Firstly, for a Knowledge Base to be valuable, it needs to actually contian knowledge, so we had to start capturing information.

We held an internal Doc-a-thon, where our team could write absolutely anything they wanted about ClickHouse, putting in as much effort as they wanted; we didn’t require formattting, perfect grammar or even full sentences. We knew the team was busy, so we needed to lower the effort barrier. Just write down the things you have learnt about ClickHouse.

We opened an internal Git repo and had people submit their tips, with one tip per PR. To incentivise participation, we had a prize for the most submissions, creating a little competition amongst friends. It started off slow, but in the end we closed the Doc-a-thon with 130 unique tips submitted from our team. These tips ranged from beginner-friendly advice to deep-dives of ClickHouse internals. It was great stuff.

Reviewing these tips took a long time, and the editing process took even longer (actually, at the time of writing this, I haven’t finished the editing process, I’m at about 60/130). There was a lot of basic editing to do, like adding metadata, inserting external references, converting tips to Markdown, etc. but they also needed technical editing; ensuring the tips showed a real, full example, that the text clearly explained what was being shown, how to do it, and why this matters.

Don’t underestimate the importance of why; all the best documentation I have ever read as a developer doesn’t just give me something to copy & paste, but helps me to become self-sufficient so I don’t need to copy & paste it again.

Tooling

The Knowledge Base is a technical resource for technical people, and we want developers from outside Tinybird to be able to contribute to it. So, it made sense to use tools that developers are familiar with; we develop all of the content in a public, Apache2.0 licensed repo on GitHub. The content itself is written in standard Markdown. This should make it accessible to pretty much any developer, and makes it super easy for us to manage.

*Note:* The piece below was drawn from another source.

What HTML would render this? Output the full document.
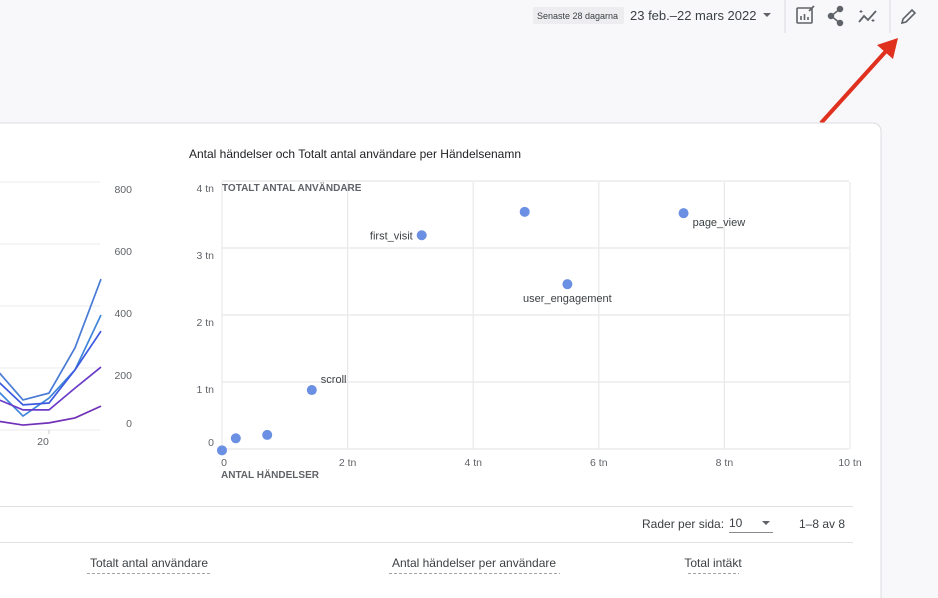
<!DOCTYPE html>
<html><head><meta charset="utf-8"><style>
html,body{margin:0;padding:0;width:938px;height:598px;overflow:hidden;background:#f8f8fa;font-family:"Liberation Sans",Arial,sans-serif}
svg{position:absolute;left:0;top:0}
text{font-family:"Liberation Sans",Arial,sans-serif}
</style></head><body>
<svg width="938" height="598" viewBox="0 0 938 598">
  <rect x="533" y="7" width="91" height="17" fill="#ededef" rx="2"/>
  <text x="537" y="19" font-size="9" fill="#3c4043">Senaste 28 dagarna</text>
  <text x="630" y="20" font-size="13" fill="#3c4043">23 feb.–22 mars 2022</text>
  <path d="M763 13 l4 4 l4 -4z" fill="#5f6368"/>
  <line x1="785" y1="0" x2="785" y2="33" stroke="#dadce0"/>
  <g stroke="#5f6368" fill="none" stroke-width="1.6">
    <rect x="797" y="8" width="15" height="15" rx="1"/><path d="M801 20v-4M804.5 20v-6M808 20v-3"/><path d="M809 11l5-5"/>
  </g>
  <g fill="#5f6368" stroke="#5f6368" stroke-width="1.5">
    <circle cx="840" cy="9" r="2.5"/><circle cx="831" cy="16" r="2.5"/><circle cx="840" cy="23" r="2.5"/><path d="M840 9L831 16L840 23" fill="none"/>
  </g>
  <g stroke="#5f6368" stroke-width="1.8" fill="none">
    <path d="M859 22l5-6 4 4 8-9"/><path d="M861 10v3M859.5 11.5h3M873 19v3M871.5 20.5h3" stroke-width="1"/>
  </g>
  <line x1="890" y1="0" x2="890" y2="33" stroke="#dadce0"/>
  <path d="M902 23l1-4 9-9 3 3-9 9z" fill="none" stroke="#5f6368" stroke-width="1.6"/>
  <g>
    <line x1="821" y1="123" x2="887" y2="50" stroke="#e0301e" stroke-width="4"/>
    <polygon points="898,38 893,59 877,45" fill="#e0301e"/>
  </g>
  <path d="M-5 123 H873 a8 8 0 0 1 8 8 V605 H-5z" fill="#fff" stroke="#dadce0"/>
  <line x1="0" y1="506.5" x2="853" y2="506.5" stroke="#e0e0e0"/>
  <line x1="0" y1="542.5" x2="853" y2="542.5" stroke="#e0e0e0"/>
  <text x="642" y="528" font-size="12" fill="#3c4043">Rader per sida:</text>
  <text x="729" y="527" font-size="12" fill="#3c4043">10</text>
  <line x1="729" y1="532.5" x2="773" y2="532.5" stroke="#5f6368" stroke-width="0.8"/>
  <path d="M762 521 l4 4 l4 -4z" fill="#5f6368"/>
  <text x="799" y="528" font-size="12" fill="#3c4043">1–8 av 8</text>
  <g font-size="12" fill="#3c4043" text-anchor="middle">
    <text x="149" y="567">Totalt antal användare</text>
    <text x="474" y="567">Antal händelser per användare</text>
    <text x="713" y="567">Total intäkt</text>
  </g>
  <g stroke="#80868b" stroke-dasharray="3,2" stroke-width="0.8">
    <line x1="87" y1="573.5" x2="211" y2="573.5"/><line x1="389" y1="573.5" x2="560" y2="573.5"/><line x1="688" y1="573.5" x2="739" y2="573.5"/>
  </g>
  <g id="line-chart"></g>
  <g id="scatter-chart"></g>
  <text x="189" y="158" font-size="12" fill="#202124">Antal händelser och Totalt antal användare per Händelsenamn</text>
</svg>
<script>
// line chart data
const lineDays = [18, 19, 20, 21, 22];
const seriesA = [193, 97, 119, 265, 487];
const seriesB = [129, 45, 103, 194, 371];
const seriesC = [160, 81, 87, 194, 319];
const seriesD = [100, 65, 65, 135, 203];
const seriesE = [29, 16, 23, 39, 77];
const lineYTicks = [0, 200, 400, 600, 800];
const lineXTicks = [20];
// scatter data
const scatterNames = ["", "", "", "scroll", "first_visit", "", "user_engagement", "page_view"];
const scatterEvents = [0.0, 0.22, 0.72, 1.43, 3.18, 4.82, 5.5, 7.35];
const scatterUsers = [-0.02, 0.16, 0.21, 0.88, 3.19, 3.54, 2.46, 3.52];
const scatterXTicks = [0, 2, 4, 6, 8, 10];
const scatterYTicks = [0, 1, 2, 3, 4];

const NS = "http://www.w3.org/2000/svg";
function mk(tag, attrs, parent) { const e = document.createElementNS(NS, tag); for (const k in attrs) e.setAttribute(k, attrs[k]); parent.appendChild(e); return e; }

const lc = document.getElementById('line-chart');
const lx = d => 49 + (d - 20) * 26;
const ly = v => 430 - v * 62 / 200;
lineYTicks.forEach(t => {
  const g = mk('line', {x1: -5, x2: 100, y1: ly(t), y2: ly(t), stroke: '#ebebeb'}, lc);
  
  
  const l = mk('text', {x: 132, y: ly(t) + (t === 0 ? -3 : 11), 'font-size': 10.5, fill: '#5f6368', 'text-anchor': 'end'}, lc);
  l.textContent = t;
  
  
});
lineXTicks.forEach(t => {
  const l = mk('text', {x: lx(t) - 6, y: 445, 'font-size': 10.5, fill: '#5f6368', 'text-anchor': 'middle'}, lc);
  l.textContent = t;
  
  
  const tk = mk('line', {x1: lx(t), x2: lx(t), y1: 430, y2: 434, stroke: '#ccc'}, lc);
  
  
});
[[seriesA, '#4a7bd6', 'series-a'], [seriesB, '#3f86d9', 'series-b'], [seriesC, '#3d5ae0', 'series-c'], [seriesD, '#6a3bc8', 'series-d'], [seriesE, '#7030b8', 'series-e']].forEach(([s, c, n]) => {
  const p = mk('polyline', {points: s.map((v, i) => lx(lineDays[i]) + ',' + ly(v)).join(' '), fill: 'none', stroke: c, 'stroke-width': 1.7}, lc);
  
  
});

const sc = document.getElementById('scatter-chart');
const sx = v => 222 + v * 62.8;
const sy = v => 449 - v * 67;
scatterYTicks.forEach(t => {
  const g = mk('line', {x1: 222, x2: 849, y1: sy(t), y2: sy(t), stroke: '#e8e8ea', 'stroke-width': 1.2}, sc);
  
  
  const l = mk('text', {x: 214, y: sy(t) + (t === 0 ? -3 : 11), 'font-size': 10.5, fill: '#5f6368', 'text-anchor': 'end'}, sc);
  l.textContent = t === 0 ? '0' : t + ' tn';
  
  
});
scatterXTicks.forEach(t => {
  const g = mk('line', {x1: sx(t), x2: sx(t), y1: 182, y2: 449, stroke: '#e8e8ea', 'stroke-width': 1.2}, sc);
  
  
  const l = mk('text', {x: sx(t) + (t === 0 ? 2 : 0), y: 466, 'font-size': 10.5, fill: '#5f6368', 'text-anchor': 'middle'}, sc);
  l.textContent = t === 0 ? '0' : t + ' tn';
  
  
});
const yt = mk('text', {x: 222, y: 191, 'font-size': 10, 'font-weight': 'bold', fill: '#5f6368'}, sc);
yt.textContent = 'TOTALT ANTAL ANVÄNDARE';


const xt = mk('text', {x: 221, y: 478, 'font-size': 10, 'font-weight': 'bold', fill: '#5f6368'}, sc);
xt.textContent = 'ANTAL HÄNDELSER';


scatterEvents.forEach((v, i) => {
  const cx = sx(v), cy = sy(scatterUsers[i]);
  const c = mk('circle', {cx: cx, cy: cy, r: 5, fill: '#6a8fe3'}, sc);
  
  
  const n = scatterNames[i];
  if (n) {
    let x = cx + 9, y = cy - 7, a = 'start';
    if (n === 'first_visit') { x = cx - 9; y = cy + 4; a = 'end'; }
    if (n === 'user_engagement') { x = cx; y = cy + 18; a = 'middle'; }
    if (n === 'page_view') { x = cx + 9; y = cy + 13; }
    const t = mk('text', {x: x, y: y, 'font-size': 11, fill: '#3c4043', 'text-anchor': a}, sc);
    t.textContent = n;
    
    
  }
});
</script>
</body></html>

Markdown is widely adopted & there is a huge ecosystem of tools that can do things with it; one such tool is Docusarus, a static-site generator that generates web pages from Markdown files. It was developed at Facebook, it’s open-source and has a huge & active community. It’s super extensible and uses React, which is also what we currently use at Tinybird in our product. I evaluated a few tools; GitBook is a SaaS docs product, but there’s customisation we wouldn’t have been able to do, and it would cost us more; Docsify.js isn’t a static generator, instead rendering pages on demand, which is nice from the build-process, but bad for SEO.

We settled on Docusaurus, which has been fantastic; our design team did a great job customising the theme in a few hours, and we’re exploring building some custom components for things that aren’t yet supported officially. To deploy our Docusaurus site, we use Vercel. With Vercel, I simply point to the Git repo, and say Go. Like magic, my site is built & deployed. Tinybird & Vercel have a great relationship; we use Vercel to deploy the frontend of our product, and Vercel uses Tinybird for many of the analytical features they provide in their products.

The future

The jobs not done. There’s still a backlog of tips I need to get through and release. We’ve published the Knowledge Base, and we’re starting to share it out on social channels. We hope to get contributions from the community, and we’re going to give out some fun gifts to try and bootstrap that.

I’m really happy with the engagement we got from everyone at Tinybird helping to create content, the design team that made it look amazing, the marketing team that have made my writing less blunt and shared it with the world, and the support from the founders of the company. Docusaurus has impressed me and I’m now using it to build 2 more Docs-based projects, so I think we made the right choice there.

It was a lot of work to put this all together. Building great docs is not easy. I hope that we’ve done a good job and it becomes a useful resource; time will tell.